(begin)

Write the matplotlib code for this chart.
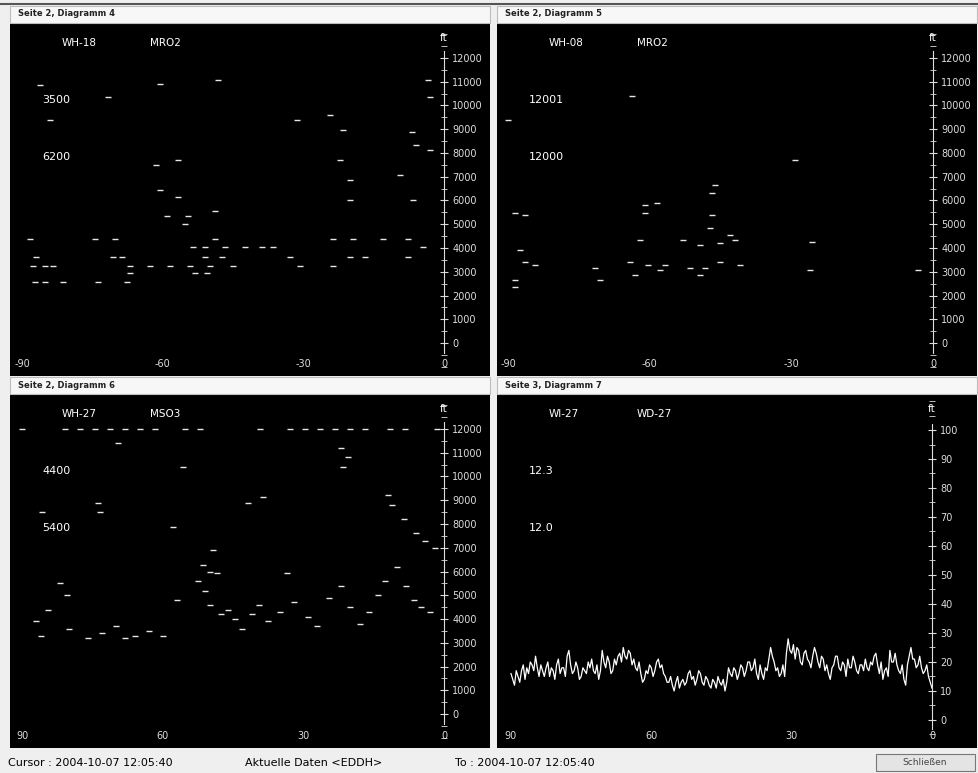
import numpy as np
import matplotlib.pyplot as plt
from matplotlib.patches import Rectangle
from matplotlib.ticker import MultipleLocator

# ---- data (minutes, feet) ----
# Seite 2, Diagramm 4
d4_min = [-86.2, -71.7, -60.6, -48.2, -3.4, -3.0, -31.3, -24.3, -21.5, -6.8, -84.0,
          -56.7, -61.4, -3.0, -6.0, -22.2, -20.0, -9.4, -60.6, -56.7, -6.6, -20.0,
          -59.0, -54.6, -48.8, -55.2, -88.3, -74.4, -70.2, -48.8, -23.7, -19.4, -13.0,
          -7.7, -53.5, -51.0, -46.7, -42.4, -38.8, -36.5, -4.5, -87.0, -70.6, -68.7,
          -51.0, -47.3, -32.8, -20.0, -16.8, -7.7, -87.7, -85.1, -83.4, -67.0, -62.7,
          -58.4, -54.2, -49.9, -45.0, -30.7, -23.7, -67.0, -53.1, -50.5, -87.2, -85.1,
          -81.3, -73.8, -67.6]
d4_ft = [10860, 10360, 10900, 11070, 11070, 10360, 9390, 9600, 8970, 8880, 9390,
         7700, 7490, 8130, 8340, 7700, 6860, 7070, 6440, 6150, 6020, 6020,
         5360, 5360, 5560, 5000, 4400, 4400, 4400, 4400, 4400, 4400, 4400,
         4400, 4040, 4040, 4040, 4040, 4040, 4040, 4040, 3640, 3640, 3640,
         3640, 3640, 3640, 3640, 3640, 3640, 3240, 3240, 3240, 3240, 3240,
         3240, 3240, 3240, 3240, 3240, 3240, 2960, 2960, 2960, 2560, 2560,
         2560, 2560, 2560]

# Seite 2, Diagramm 5
d5_min = [-63.7, -90.0, -29.2, -46.2, -46.8, -61.0, -58.5, -46.8, -88.5, -86.4, -61.0,
          -47.2, -43.0, -62.0, -52.9, -49.3, -45.1, -41.9, -25.6, -87.5, -86.4, -84.3,
          -71.6, -64.2, -60.4, -56.8, -51.5, -48.3, -45.1, -40.9, -26.0, -3.2, -88.5,
          -70.6, -63.1, -57.8, -49.3, -88.5]
d5_ft = [10400, 9390, 7700, 6650, 6320, 5810, 5890, 5390, 5470, 5390, 5470,
         4840, 4550, 4340, 4340, 4130, 4210, 4340, 4250, 3920, 3410, 3280,
         3160, 3410, 3280, 3280, 3160, 3160, 3410, 3280, 3070, 3070, 2650,
         2650, 2860, 3070, 2860, 2360]

# Seite 2, Diagramm 6 (minutes ago)
d6_min = [90.0, 80.8, 77.6, 74.4, 71.2, 68.0, 64.8, 61.6, 55.2, 52.0, 39.2, 32.8,
          29.6, 26.4, 23.2, 20.0, 16.8, 11.5, 8.3, 1.5,
          69.5, 55.7, 73.8, 73.4, 85.7, 41.8, 38.6, 57.8, 49.3, 51.4, 49.9, 48.4, 33.5,
          22.0, 20.5, 21.5, 12.0, 11.0, 8.5, 6.0, 4.0, 2.0,
          82.0, 80.5, 84.5, 87.0, 86.0, 80.0, 76.0, 73.0, 70.0, 68.0, 66.0, 63.0, 60.0,
          57.0, 52.5, 51.0, 50.0, 47.5, 46.0, 44.5, 43.0, 41.0, 39.5, 37.5, 35.0, 32.0,
          29.0, 27.0, 24.5, 22.0, 20.0, 18.0, 16.0, 14.0, 12.5, 10.0, 8.0, 6.5, 5.0, 3.0]
d6_ft = [12000, 12000, 12000, 12000, 12000, 12000, 12000, 12000, 12000, 12000, 12000, 12000,
         12000, 12000, 12000, 12000, 12000, 12000, 12000, 12000,
         11400, 10400, 8880, 8500, 8500, 8880, 9140, 7870, 6900, 6270, 5980, 5940, 5940,
         11200, 10800, 10400, 9200, 8800, 8200, 7600, 7300, 7000,
         5500, 5000, 4400, 3900, 3300, 3600, 3200, 3400, 3700, 3200, 3300, 3500, 3300,
         4800, 5600, 5200, 4600, 4200, 4400, 4000, 3600, 4200, 4600, 3900, 4300, 4700,
         4100, 3700, 4900, 5400, 4500, 3800, 4300, 5000, 5600, 6200, 5400, 4800, 4500, 4300]

# Seite 3, Diagramm 7 (minutes ago, percent)
d7_vals = [16, 14, 12, 17, 15, 13, 17, 19, 14, 18, 16, 20, 19, 17, 22, 18, 15, 19, 17, 15,
           18, 20, 15, 18, 17, 14, 19, 21, 16, 18, 18, 15, 22, 24, 19, 16, 17, 20, 18, 14,
           15, 18, 17, 16, 20, 18, 21, 17, 16, 19, 14, 17, 24, 20, 18, 22, 20, 16, 17, 21,
           19, 22, 23, 20, 25, 22, 21, 24, 23, 19, 21, 18, 17, 20, 16, 13, 14, 17, 16, 19,
           18, 15, 17, 20, 21, 18, 19, 16, 15, 13, 13, 15, 12, 10, 13, 15, 11, 13, 14, 12,
           13, 16, 17, 14, 15, 12, 14, 17, 16, 13, 12, 15, 14, 12, 11, 14, 13, 11, 15, 13,
           12, 14, 10, 13, 18, 16, 15, 18, 17, 14, 16, 19, 18, 15, 17, 20, 20, 17, 18, 21,
           16, 14, 19, 16, 14, 18, 17, 21, 25, 22, 20, 17, 18, 15, 16, 19, 15, 23, 28, 24,
           23, 26, 21, 25, 24, 20, 19, 23, 24, 21, 20, 18, 22, 25, 23, 20, 18, 22, 21, 17,
           19, 16, 14, 18, 19, 22, 22, 18, 17, 20, 19, 15, 21, 18, 18, 22, 20, 17, 16, 19,
           19, 17, 21, 18, 17, 20, 19, 22, 23, 19, 16, 20, 14, 17, 18, 15, 24, 20, 20, 23,
           19, 17, 16, 19, 14, 12, 19, 22, 25, 21, 21, 18, 19, 22, 18, 16, 17, 19, 15, 13, 11]
d7_min = np.linspace(90, 0, len(d7_vals))

ft_ticks = list(range(0, 13000, 1000))
pct_ticks = list(range(0, 101, 10))
min_ticks_neg = [-90, -60, -30, 0]
min_ticks_pos = [90, 60, 30, 0]

W, H = 979, 773
BG = '#efefef'
fig = plt.figure(figsize=(W / 100, H / 100), dpi=100, facecolor=BG)


def box(x0, y0, x1, y1):
    return [x0 / W, 1 - y1 / H, (x1 - x0) / W, (y1 - y0) / H]


def frame(x0, y0, x1, y1, fc, ec):
    fig.patches.append(Rectangle((x0 / W, 1 - y1 / H), (x1 - x0) / W, (y1 - y0) / H,
                                 transform=fig.transFigure, fc=fc, ec=ec, lw=0.8))


def panel(rect, xlim, ylim, yticks, ybounds, yminor, xticks, names, values):
    ax = fig.add_axes(box(*rect))
    ax.set_facecolor('black')
    ax.set_xlim(xlim)
    ax.set_ylim(ylim)
    for s in ['top', 'left', 'bottom']:
        ax.spines[s].set_visible(False)
    ax.spines['right'].set_position(('data', 0))
    ax.spines['right'].set_color('#dddddd')
    ax.spines['right'].set_bounds(*ybounds)
    ax.yaxis.tick_right()
    ax.set_yticks(yticks)
    ax.yaxis.set_minor_locator(MultipleLocator(yminor))
    ax.tick_params(axis='y', which='both', colors='#dddddd', direction='inout',
                   labelsize=7, pad=3)
    ax.tick_params(axis='y', which='major', length=6)
    ax.tick_params(axis='y', which='minor', length=4)
    ax.set_xticks(xticks)
    ax.set_xticklabels([str(t) for t in xticks])
    ax.tick_params(axis='x', colors='#dddddd', length=0, labelsize=7, pad=-12.5)
    ax.text(0, 1 - 14 / 352, 'ft', color='white', fontsize=7.5, ha='center',
            va='center', transform=ax.get_xaxis_transform())
    # series names and current values
    ax.text(52 / 480, 1 - 19 / 352, names[0], color='white', fontsize=7.5,
            transform=ax.transAxes, va='center')
    ax.text(140 / 480, 1 - 19 / 352, names[1], color='white', fontsize=7.5,
            transform=ax.transAxes, va='center')
    ax.text(32 / 480, 1 - 76 / 352, values[0], color='white', fontsize=8,
            transform=ax.transAxes, va='center')
    ax.text(32 / 480, 1 - 133 / 352, values[1], color='white', fontsize=8,
            transform=ax.transAxes, va='center')
    return ax


# title bars and outer frame
fig.add_artist(plt.Line2D([0, 1], [1 - 4 / H, 1 - 4 / H], color='#555555', lw=1.5))
for x0, x1 in [(10, 490), (497, 977)]:
    frame(x0, 6, x1, 23, '#f7f7f7', '#bdbdbd')
    frame(x0, 377, x1, 394, '#f7f7f7', '#bdbdbd')
titles = [(18, 14, 'Seite 2, Diagramm 4'), (505, 14, 'Seite 2, Diagramm 5'),
          (18, 386, 'Seite 2, Diagramm 6'), (505, 386, 'Seite 3, Diagramm 7')]
for x, y, t in titles:
    fig.text(x / W, 1 - y / H, t, fontsize=6, color='#222222', va='center',
             fontweight='bold')

mk = dict(ls='none', marker='_', ms=4.5, mew=1.0, color='#e6e6e6')

ax4 = panel((10, 24, 490, 376), (-92.56, 9.81), (-1389, 13431), ft_ticks,
            (-400, 12300), 500, min_ticks_neg, ('WH-18', 'MRO2'), ('3500', '6200'))
ax4.plot(d4_min, d4_ft, **mk)

ax5 = panel((497, 24, 977, 376), (-92.33, 9.32), (-1389, 13431), ft_ticks,
            (-400, 12300), 500, min_ticks_neg, ('WH-08', 'MRO2'), ('12001', '12000'))
ax5.plot(d5_min, d5_ft, **mk)

ax6 = panel((10, 395, 490, 748), (92.56, -9.81), (-1431, 13431), ft_ticks,
            (-400, 12300), 500, min_ticks_pos, ('WH-27', 'MSO3'), ('4400', '5400'))
ax6.plot(d6_min, d6_ft, **mk)

ax7 = panel((497, 395, 977, 748), (92.99, -9.62), (-9.66, 112.07), pct_ticks,
            (-3, 102), 5, min_ticks_pos, ('WI-27', 'WD-27'), ('12.3', '12.0'))
ax7.plot(d7_min, d7_vals, color='white', lw=0.9)

# status bar
fig.text(8 / W, 1 - 763 / H, 'Cursor : 2004-10-07 12:05:40', fontsize=8, va='center')
fig.text(245 / W, 1 - 763 / H, 'Aktuelle Daten <EDDH>', fontsize=8, va='center')
fig.text(455 / W, 1 - 763 / H, 'To : 2004-10-07 12:05:40', fontsize=8, va='center')
frame(876, 754, 975, 771, '#e4e4e4', '#777777')
fig.text(925 / W, 1 - 762.5 / H, 'Schließen', fontsize=6.5, ha='center', va='center',
         color='#444444')

fig.savefig('out.png', dpi=100, facecolor=BG)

(end)

EXERCISE DIRECTIONS:
Show every line where the string "matplotlib" appears.

WRITTEN SOLUTION:
Write the matplotlib code for this chart.
import matplotlib.pyplot as plt
from matplotlib.patches import Rectangle
from matplotlib.ticker import MultipleLocator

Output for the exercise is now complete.